Law students, many of whom are hoping that the entry of foreign law firms will suddenly flood the market with lots of new jobs, may be disappointed: the majority of firms surveyed were predicting that they could annually hire one, two and in rare cases perhaps three graduates for their India operations, with only two firms surveyed predicting they might hire five fresh graduates.

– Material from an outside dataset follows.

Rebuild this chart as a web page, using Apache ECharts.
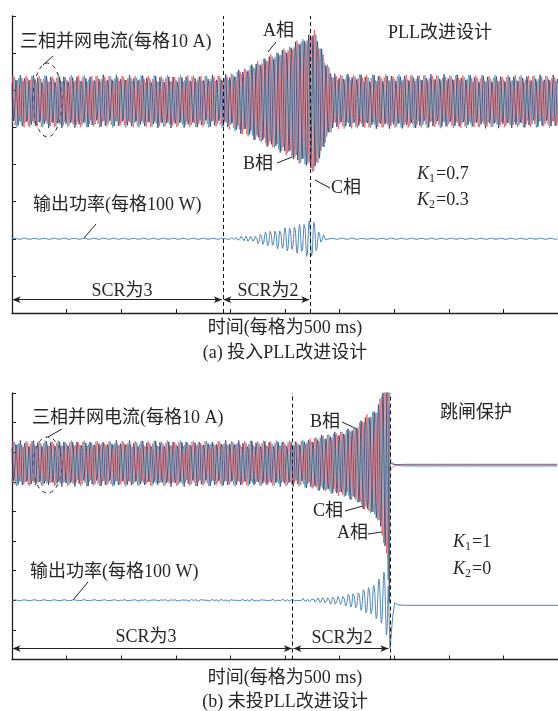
<!DOCTYPE html>
<html><head><meta charset="utf-8">
<script src="https://cdn.jsdelivr.net/npm/echarts@6/dist/echarts.min.js"></script>
<style>html,body{margin:0;padding:0;background:#fff}#c{width:558px;height:711px}</style>
</head><body><div id="c"></div>
<script>
// ---------- data ----------
// time in seconds (axis: 500 ms per division), current in A (10 A / div), power in W (100 W / div)
const eventsA = [1.928, 2.733];          // SCR 3 -> 2, end of SCR 2 (panel a)
const eventsB = [2.569, 3.457];          // SCR 3 -> 2, trip (panel b)

// steady current peak (A) and its ripple component
const curSteadyA = 6.4, curSteadyB = 7.1, curRipple = 0.8;
// panel (a): extra oscillation amplitude on the currents (A) vs time
const oscTA = [0, 1.93, 2.02, 2.20, 2.34, 2.45, 2.56, 2.61, 2.70, 2.77, 2.82, 2.88, 2.94, 5.0];
const oscIA = [0, 0, 0.7, 3.0, 5.1, 6.6, 8.1, 9.4, 10.4, 12.4, 8.2, 3.7, 0.3, 0];
// panel (a): power oscillation envelope (W)
const powEnvTA = [0, 1.93, 2.0, 2.166, 2.326, 2.486, 2.651, 2.715, 2.761, 2.812, 2.876, 2.941, 5.0];
const powEnvPA = [0, 0, 2, 9, 19, 29, 40, 51, 51, 19, 5, 0, 0];

// panel (b): extra oscillation amplitude on the currents
const oscTB = [0, 2.57, 2.66, 2.816, 2.972, 3.063, 3.155, 3.246, 3.338, 3.384, 3.43, 3.457];
const oscIB = [0, 0, 0.3, 1.6, 3.0, 3.8, 5.4, 8.6, 10.6, 15.5, 24, 40];
// panel (b): after trip, currents settle (A, relative to pre-trip centre)
const postStartB = [-2.9, 1.8, 0.3];
const postFinalB = [-0.24, -0.9, -0.5];
// panel (b): power oscillation envelope
const powEnvTB = [0, 2.57, 2.742, 2.898, 3.054, 3.164, 3.237, 3.329, 3.393, 3.43];
const powEnvPB = [0, 3.4, 6.8, 13.5, 20, 30, 44, 61, 88, 118];
// panel (b): power around the trip (W, relative)
const powTripT = [3.462, 3.485, 3.505, 3.53, 3.6, 5.0];
const powTripP = [-162, -60, -8, -15, -17, -17];

const curFreq = 25, rippleFreq = 33;   // apparent carrier / ripple of current traces (Hz)
const oscFreqA = 22.5, oscFreqB = 21.5; // sub-synchronous power oscillation (Hz)
const powRipple = 1.6, powRippleFreq = 11;
const curBaseA = 5.7, powBaseA = 2;   // trace baselines in divisions
const curBaseB = 6.62, powBaseB = 2;

// ---------- build series ----------
function env(ts, vs, t){
  if (t <= ts[0]) return vs[0];
  for (let i=1;i<ts.length;i++){ if (t<=ts[i]){ const f=(t-ts[i-1])/(ts[i]-ts[i-1]); return vs[i-1]+f*(vs[i]-vs[i-1]); } }
  return vs[vs.length-1];
}
const DT = 0.002, TW = 2*Math.PI, PH = TW/3;
function phaseCurrent(t,k,steady,oscT,oscI){
  return (steady + env(oscT,oscI,t))*Math.sin(TW*curFreq*t - k*PH) + curRipple*Math.sin(TW*rippleFreq*t + k*PH);
}
function curA(k){
  const d=[]; for(let t=0;t<=5.0001;t+=DT){ d.push([t, curBaseA + phaseCurrent(t,k,curSteadyA,oscTA,oscIA)/10]); } return d;
}
function powA(){
  const d=[]; for(let t=0;t<=5.0001;t+=DT/2){ const p = powRipple*Math.sin(TW*powRippleFreq*t) + env(powEnvTA,powEnvPA,t)*Math.sin(TW*oscFreqA*t); d.push([t, powBaseA + p/100]); } return d;
}
function curB(k){
  const d=[]; for(let t=0;t<=eventsB[1];t+=DT){ d.push([t, curBaseB + phaseCurrent(t,k,curSteadyB,oscTB,oscIB)/10]); }
  for(let t=eventsB[1]+0.004;t<=5.0001;t+=DT){ const v = postFinalB[k] + (postStartB[k]-postFinalB[k])*Math.exp(-(t-eventsB[1])/0.03); d.push([t, curBaseB + v/10]); }
  return d;
}
function powB(){
  const d=[]; for(let t=0;t<=3.445;t+=DT/2){ const p = powRipple*Math.sin(TW*powRippleFreq*t) + env(powEnvTB,powEnvPB,t)*Math.sin(TW*oscFreqB*t); d.push([t, powBaseB + p/100]); }
  for(let i=0;i<powTripT.length;i++) d.push([powTripT[i], powBaseB + powTripP[i]/100]);
  return d;
}

const phaseColors = ['#e8464f', '#3b98b2', '#3a3566']; // A red, B teal, C navy
const phaseOpacity = [0.85, 0.9, 0.88];
const phaseWidth = [0.8, 0.8, 0.9];
const drawOrder = [1,0,2];
const FONT = '"Liberation Serif","Noto Sans CJK SC",serif';
const TXT = '#262626';

function axisX(gi){ return {type:'value', gridIndex:gi, min:0, max:5, interval:0.5,
  axisLine:{show:true, onZero:false, lineStyle:{color:'#222', width:1.3}},
  axisTick:{show:true, inside:true, length:4, lineStyle:{color:'#222', width:1}},
  axisLabel:{show:false}, splitLine:{show:false}}; }
function axisY(gi,max){ return {type:'value', gridIndex:gi, min:0, max:max, interval:1,
  axisLine:{show:true, onZero:false, lineStyle:{color:'#222', width:1.3}},
  axisTick:{show:true, inside:true, length:4, lineStyle:{color:'#222', width:1}},
  axisLabel:{show:false}, splitLine:{show:false}}; }

const series = [];
drawOrder.forEach(k=>series.push({type:'line', xAxisIndex:0, yAxisIndex:0, data:curA(k), showSymbol:false, silent:true,
  lineStyle:{color:phaseColors[k], width:phaseWidth[k], opacity:phaseOpacity[k]}, animation:false}));
drawOrder.forEach(k=>series.push({type:'line', xAxisIndex:1, yAxisIndex:1, data:curB(k), showSymbol:false, silent:true,
  lineStyle:{color:phaseColors[k], width:phaseWidth[k], opacity:phaseOpacity[k]}, animation:false}));

const dashLine = {type:[4,3], color:'#111', width:1};
const arrowLine = {type:'solid', color:'#222', width:1};
function marks(ev){
  return {silent:true, symbol:'none', label:{show:false}, lineStyle:dashLine, animation:false,
    data: ev.map(v=>({xAxis:v}))};
}
series.push({type:'line', xAxisIndex:0, yAxisIndex:0, data:powA(), showSymbol:false, silent:true,
  lineStyle:{color:'#4f87ba', width:1}, animation:false, markLine:marks(eventsA)});
series.push({type:'line', xAxisIndex:1, yAxisIndex:1, data:powB(), showSymbol:false, silent:true,
  lineStyle:{color:'#4f87ba', width:1}, animation:false, markLine:marks(eventsB)});
// arrows
function arrows(gi, ev, y){
  return {type:'line', xAxisIndex:gi, yAxisIndex:gi, data:[], silent:true, animation:false,
    markLine:{silent:true, symbol:['arrow','arrow'], symbolSize:[5,8], label:{show:false}, lineStyle:arrowLine, animation:false,
      data:[[{coord:[0.005,y]},{coord:[ev[0]-0.006,y]}],[{coord:[ev[0]+0.008,y]},{coord:[ev[1]-0.01,y]}]]}};
}
series.push(arrows(0, eventsA, 0.36));
series.push(arrows(1, eventsB, 0.37));

function txt(x,y,s,o){ o=o||{}; return {type:'text', x:x, y:y, silent:true, style:Object.assign({text:s, fontSize:18, fontFamily:FONT, fill:TXT, align:'left', verticalAlign:'middle'}, o)}; }
function ln(x1,y1,x2,y2){ return {type:'line', silent:true, shape:{x1,y1,x2,y2}, style:{stroke:'#222', lineWidth:1}}; }
function kLabel(x,y,sub,val){ return [
  txt(x,y,'K',{fontStyle:'italic'}), txt(x+12,y+5,sub,{fontSize:12}), txt(x+19,y,val)]; }

const graphic = [
  txt(20,42,'三相并网电流(每格10 A)'),
  {type:'ellipse', silent:true, shape:{cx:47.5, cy:100, rx:14.5, ry:37}, style:{fill:null, stroke:'#222', lineWidth:1, lineDash:[4,4]}},
  ln(43,65,53,56),
  txt(263,31,'A相'), ln(268,52,276,42),
  txt(388,33,'PLL改进设计'),
  txt(243,164,'B相'), ln(277,163,292,157),
  txt(331,188,'C相'), ln(315,180,330,188),
  ...kLabel(417,174,'1','=0.7'),
  ...kLabel(417,200,'2','=0.3'),
  txt(33,205,'输出功率(每格100 W)'), ln(84,238,96,224),
  txt(122,291,'SCR为3',{align:'center'}),
  txt(268,291,'SCR为2',{align:'center'}),
  txt(285,328,'时间(每格为500 ms)',{align:'center'}),
  txt(285,353,'(a) 投入PLL改进设计',{align:'center'}),

  txt(32,418,'三相并网电流(每格10 A)'),
  {type:'ellipse', silent:true, shape:{cx:47.5, cy:465, rx:14.5, ry:28}, style:{fill:null, stroke:'#222', lineWidth:1, lineDash:[4,4]}},
  ln(48,437,62,429),
  txt(310,422,'B相'), ln(342,422,357,429),
  txt(313,511,'C相'), ln(345,511,363,506),
  txt(337,533,'A相'), ln(368,534,382,532),
  txt(440,413,'跳闸保护'),
  ...kLabel(453,542,'1','=1'),
  ...kLabel(453,569,'2','=0'),
  txt(30,572,'输出功率(每格100 W)'), ln(73,600,88,582),
  txt(146,637,'SCR为3',{align:'center'}),
  txt(342,638,'SCR为2',{align:'center'}),
  txt(285,678,'时间(每格为500 ms)',{align:'center'}),
  txt(285,702,'(b) 未投PLL改进设计',{align:'center'})
];

const chart = echarts.init(document.getElementById('c'), null, {renderer:'canvas'});
chart.setOption({
  animation:false,
  backgroundColor:'#fff',
  grid:[{left:12, top:16, width:546, height:297}, {left:12, top:393, width:546, height:266.5}],
  xAxis:[axisX(0), axisX(1)],
  yAxis:[axisY(0,8), axisY(1,9)],
  series: series,
  graphic: graphic
});
</script></body></html>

Job prospects at foreign firms in India: Attractive but likely few
Job prospects at foreign firms in India: Attractive but likely few

Similarly, partners at Indian law firms who might be expecting a gold rush for talent by foreign firms on entry should consider the following: the majority of respondents, 67%, said that for their greenfield operations in India they would transfer partner-level resources from abroad (many foreign firms have been making Indian-origin partners in their India practices for years now, especially in places such as London, Singapore and Hong Kong), while 40% said they would also hire partners from local law firms in greenfield set-ups. With the headcounts indicated, that would translate to no more than two partners in their India offices in the early years. Only 20% of respondents answered that they would look at merging with one or more local law firms.

And when asked whether they were aware of any Indian law firms they could conceivably merge with or take over, 60% responded that they were not aware of any suitable acquisition targets in India at present. Nevertheless, one-third said there were at least several Indian law firms that would be suitable targets.

From the responses, it appears unlikely that the effects of foreign firms’ entry will effect tectonic shifts overnight but that doesn’t mean that their entry won’t be disruptive. While most of the established Indian law firms would be able to easily handle one or two of their high-performing second-rung partners being poached by foreign law firms, it is still likely to hurt their bottom line. And in the longer term, that market will get more competitive, though billing rates will likely inch towards global standards.

And the challenge goes both ways: for foreign law firms to prosper they will have to adapt and crack one of the most complex legal and business environments in Asia, and will need to work closely with domestic firms.

When will it happen?

Several partners who responded were pessimistic, with one predicting five years and some even saying that it would not happen in this lifetime, due to resistance from the entrenched Indian law firms.

But sentiments and pressure has increased to greater levels than ever before. In a recent survey of 87 Indian general counsel (GCs), an overwhelming 89% said they would like to see relaxation of regulations to allow the entry of foreign law firms, and 87% said it would be good for the Indian market as a whole. And although the GC community has historically not been very vocal at a policy level about the issue, that too is changing.

The Indian Corporate Counsel Association (ICCA) - a representative body of Indian GCs - had been closely involved in the ministry-led talks with stakeholders on liberalisation. In collaboration with a legal industry consultant, the body submitted a very thorough and quite workable roadmap for staggered foreign direct investment (FDI) into the legal profession, ratcheting up gradually from 26% in the first years, while also making provision for continuing legal education, liability insurance and other vital reforms.

Notwithstanding all the above complexities and the web of competing demands, whenever asked for my personal opinion, I will stick to the traditional, safe and slightly amusing answer: anything is possible in India in two years.